Do this = All the data must come back unchanged, except that pictures are left out.
▬▬▬▬▬▬
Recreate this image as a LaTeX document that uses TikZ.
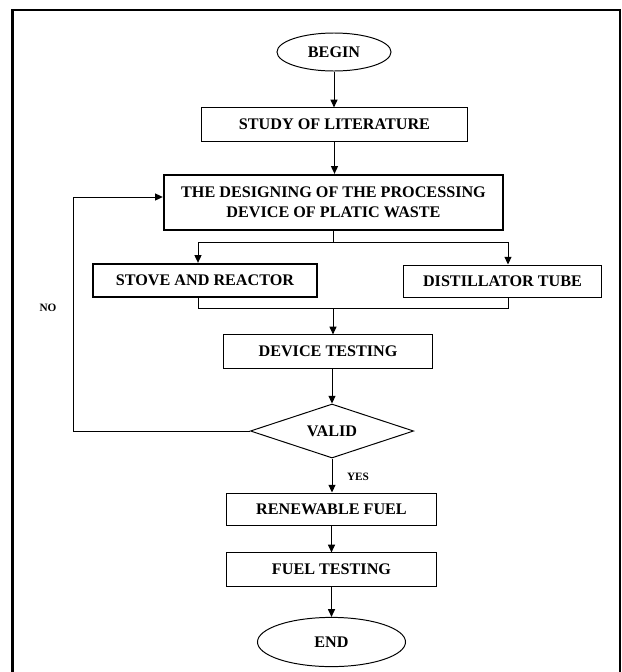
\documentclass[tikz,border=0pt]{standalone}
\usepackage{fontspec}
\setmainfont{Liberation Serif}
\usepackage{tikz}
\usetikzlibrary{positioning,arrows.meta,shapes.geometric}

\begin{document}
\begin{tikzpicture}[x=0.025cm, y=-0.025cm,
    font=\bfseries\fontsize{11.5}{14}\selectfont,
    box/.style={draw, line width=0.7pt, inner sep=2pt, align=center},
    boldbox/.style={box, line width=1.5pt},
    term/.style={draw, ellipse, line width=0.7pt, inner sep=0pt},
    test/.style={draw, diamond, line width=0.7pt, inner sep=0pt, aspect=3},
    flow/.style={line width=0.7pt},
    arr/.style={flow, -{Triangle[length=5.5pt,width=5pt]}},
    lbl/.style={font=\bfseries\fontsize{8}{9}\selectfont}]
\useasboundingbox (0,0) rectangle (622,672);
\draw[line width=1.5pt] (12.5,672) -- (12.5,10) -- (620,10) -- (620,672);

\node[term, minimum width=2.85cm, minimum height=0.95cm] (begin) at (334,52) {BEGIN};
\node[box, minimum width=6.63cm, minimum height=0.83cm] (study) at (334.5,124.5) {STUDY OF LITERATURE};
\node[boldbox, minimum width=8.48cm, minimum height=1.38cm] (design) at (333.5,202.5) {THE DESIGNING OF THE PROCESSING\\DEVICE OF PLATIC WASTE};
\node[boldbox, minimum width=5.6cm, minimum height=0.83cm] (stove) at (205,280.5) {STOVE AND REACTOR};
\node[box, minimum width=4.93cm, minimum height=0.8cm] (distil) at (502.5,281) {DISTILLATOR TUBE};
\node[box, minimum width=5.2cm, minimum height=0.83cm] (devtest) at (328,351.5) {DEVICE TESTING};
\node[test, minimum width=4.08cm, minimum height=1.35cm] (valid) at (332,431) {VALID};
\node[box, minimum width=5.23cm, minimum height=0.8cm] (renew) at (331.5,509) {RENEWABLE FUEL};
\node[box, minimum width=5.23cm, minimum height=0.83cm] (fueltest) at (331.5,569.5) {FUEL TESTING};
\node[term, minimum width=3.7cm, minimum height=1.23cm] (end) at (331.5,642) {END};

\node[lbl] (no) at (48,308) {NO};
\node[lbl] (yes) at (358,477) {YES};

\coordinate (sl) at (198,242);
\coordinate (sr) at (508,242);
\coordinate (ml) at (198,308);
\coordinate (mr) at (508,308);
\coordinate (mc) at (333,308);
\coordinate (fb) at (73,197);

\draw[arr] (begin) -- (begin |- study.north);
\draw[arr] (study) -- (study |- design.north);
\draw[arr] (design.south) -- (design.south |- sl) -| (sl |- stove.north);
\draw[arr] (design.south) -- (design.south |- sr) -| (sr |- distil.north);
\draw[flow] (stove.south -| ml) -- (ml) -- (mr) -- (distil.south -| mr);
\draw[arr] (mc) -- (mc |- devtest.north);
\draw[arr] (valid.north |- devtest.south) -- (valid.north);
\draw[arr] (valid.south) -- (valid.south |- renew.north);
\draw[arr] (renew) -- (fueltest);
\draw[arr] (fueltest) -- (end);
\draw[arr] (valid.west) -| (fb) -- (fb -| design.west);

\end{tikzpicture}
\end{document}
▬▬▬▬▬▬
Written answer =
Recreate this image as a LaTeX document that uses TikZ.
\documentclass[tikz,border=0pt]{standalone}
\usepackage{fontspec}
\setmainfont{Liberation Serif}
\usepackage{tikz}
\usetikzlibrary{positioning,arrows.meta,shapes.geometric}

\begin{document}
\begin{tikzpicture}[x=0.025cm, y=-0.025cm,
    font=\bfseries\fontsize{11.5}{14}\selectfont,
    box/.style={draw, line width=0.7pt, inner sep=2pt, align=center},
    boldbox/.style={box, line width=1.5pt},
    term/.style={draw, ellipse, line width=0.7pt, inner sep=0pt},
    test/.style={draw, diamond, line width=0.7pt, inner sep=0pt, aspect=3},
    flow/.style={line width=0.7pt},
    arr/.style={flow, -{Triangle[length=5.5pt,width=5pt]}},
    lbl/.style={font=\bfseries\fontsize{8}{9}\selectfont}]
\useasboundingbox (0,0) rectangle (622,672);
\draw[line width=1.5pt] (12.5,672) -- (12.5,10) -- (620,10) -- (620,672);

\node[term, minimum width=2.85cm, minimum height=0.95cm] (begin) at (334,52) {BEGIN};
\node[box, minimum width=6.63cm, minimum height=0.83cm] (study) at (334.5,124.5) {STUDY OF LITERATURE};
\node[boldbox, minimum width=8.48cm, minimum height=1.38cm] (design) at (333.5,202.5) {THE DESIGNING OF THE PROCESSING\\DEVICE OF PLATIC WASTE};
\node[boldbox, minimum width=5.6cm, minimum height=0.83cm] (stove) at (205,280.5) {STOVE AND REACTOR};
\node[box, minimum width=4.93cm, minimum height=0.8cm] (distil) at (502.5,281) {DISTILLATOR TUBE};
\node[box, minimum width=5.2cm, minimum height=0.83cm] (devtest) at (328,351.5) {DEVICE TESTING};
\node[test, minimum width=4.08cm, minimum height=1.35cm] (valid) at (332,431) {VALID};
\node[box, minimum width=5.23cm, minimum height=0.8cm] (renew) at (331.5,509) {RENEWABLE FUEL};
\node[box, minimum width=5.23cm, minimum height=0.83cm] (fueltest) at (331.5,569.5) {FUEL TESTING};
\node[term, minimum width=3.7cm, minimum height=1.23cm] (end) at (331.5,642) {END};

\node[lbl] (no) at (48,308) {NO};
\node[lbl] (yes) at (358,477) {YES};

\coordinate (sl) at (198,242);
\coordinate (sr) at (508,242);
\coordinate (ml) at (198,308);
\coordinate (mr) at (508,308);
\coordinate (mc) at (333,308);
\coordinate (fb) at (73,197);

\draw[arr] (begin) -- (begin |- study.north);
\draw[arr] (study) -- (study |- design.north);
\draw[arr] (design.south) -- (design.south |- sl) -| (sl |- stove.north);
\draw[arr] (design.south) -- (design.south |- sr) -| (sr |- distil.north);
\draw[flow] (stove.south -| ml) -- (ml) -- (mr) -- (distil.south -| mr);
\draw[arr] (mc) -- (mc |- devtest.north);
\draw[arr] (valid.north |- devtest.south) -- (valid.north);
\draw[arr] (valid.south) -- (valid.south |- renew.north);
\draw[arr] (renew) -- (fueltest);
\draw[arr] (fueltest) -- (end);
\draw[arr] (valid.west) -| (fb) -- (fb -| design.west);

\end{tikzpicture}
\end{document}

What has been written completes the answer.